Another Russian (not the painter), Nicolas Notovich also came up with this conspiracy theory. While most other people mentioned in this regard are not very well-known, I also found Nicholas Roerich mentioned in this context in some website. Nevertheless, the text, if there was any, is said to have been lost and as of now you will not find anything related to this topic in Hemis. But still… Who doesn’t like a good conspiracy theory?
More Autumn Delights
After exploring the monastery, we returned to the delights of the autumn. There are many smaller structures, including houses and stiupas built all over the mountain. Most of them were white in colour, contrasting with the bright autumn foliage.

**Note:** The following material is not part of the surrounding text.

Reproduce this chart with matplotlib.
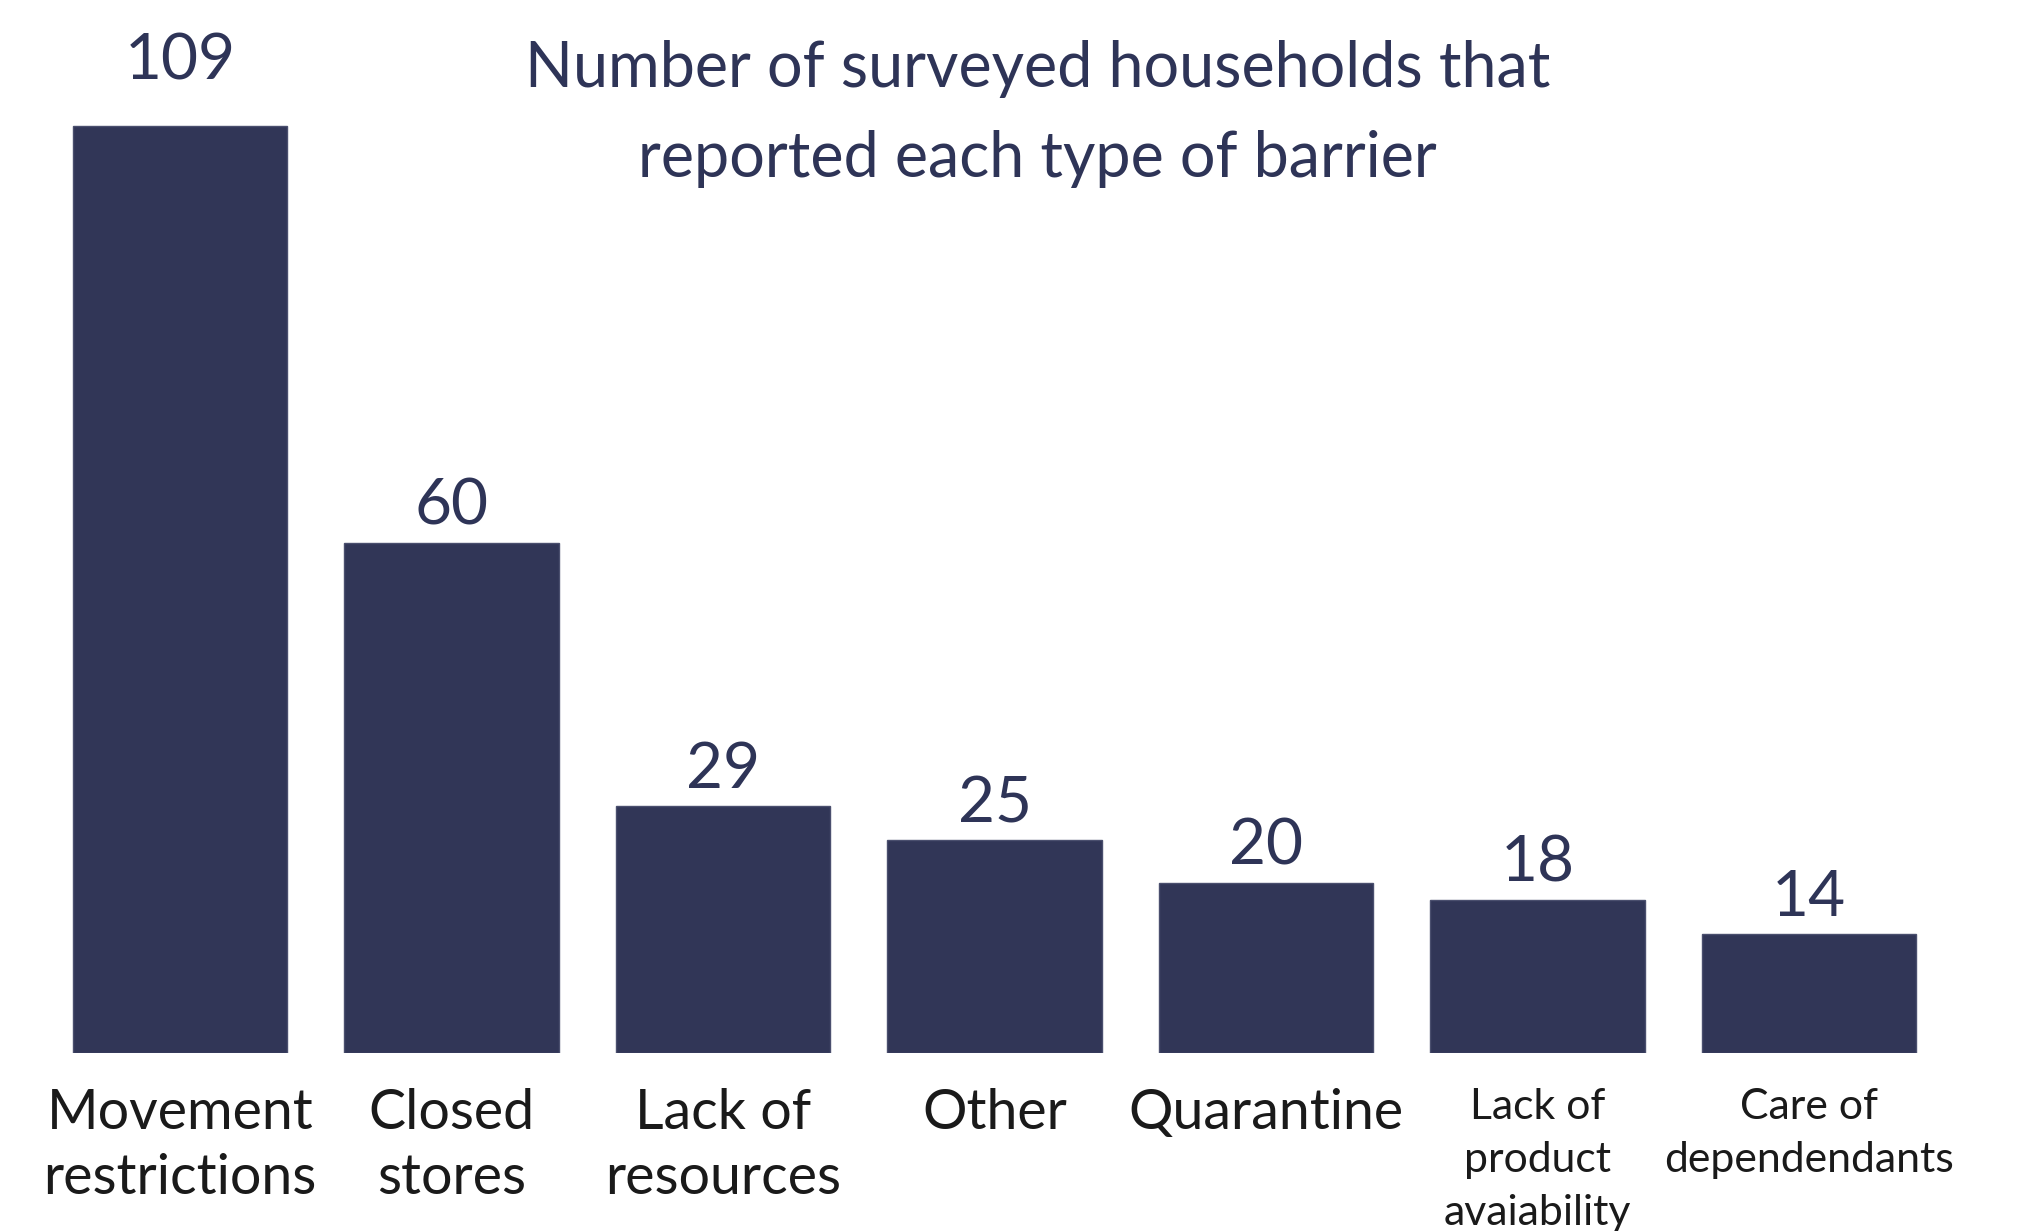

Finally, we also noticed a gigantic Buddha statue at a distance. It seemed a new installation atop a nearby hillock. After a while, we found the route and after a small 10 mns hike, reached the Golden Buddha. Now, there are many such statues nowadays in Ladakh and for that matter, most other Tibetan Buddhist areas of India. But this one is located atop a seperate hillock, which also offers good views of the rest of the area.
After this point, I was completely satisfied with the frames I managed and there was nothing more to be done. So, we moved on towards the next destination, which will be described in the next post.
Guide to visiting Hemis Monastery
How to Reach Hemis Monastery?
The road to Hemis takes a detour from the Leh Manali Highway at Karu, which is around 35 KMs from Leh. Karu is a small settlement with a few shops and restaurants. Here, you need to cross a bridge over the Indus and drive westwards for another 5-6 KMs to reach Hemis, which is located on a small valley on the foothill of the Stok Range.
Festivals in Hemis
Two festivals have gained promince in Hemis of late. One of the eponymous Hemis Festival in the honour Padmasambhava, which takes place in July and is marked by cultural performances such as Mask Dance. The other is Naropa Festival in September, which is more geared towards tourism and even Bollywood celebrities are invited to perform.
Entry Fees at Hemis
You need to pay INR 50 per head for entering Hemis. No extra charges of camera.
Timing at Hemis
Generally Hemis is open between 8 AM to 6 PM for visitors, with a lunch break between 1 PM to 2 PM.
Accomodation near Hemis
As far as I know, there is a basic guesthouse at the monastery although most people just visit it as a day trip from Leh.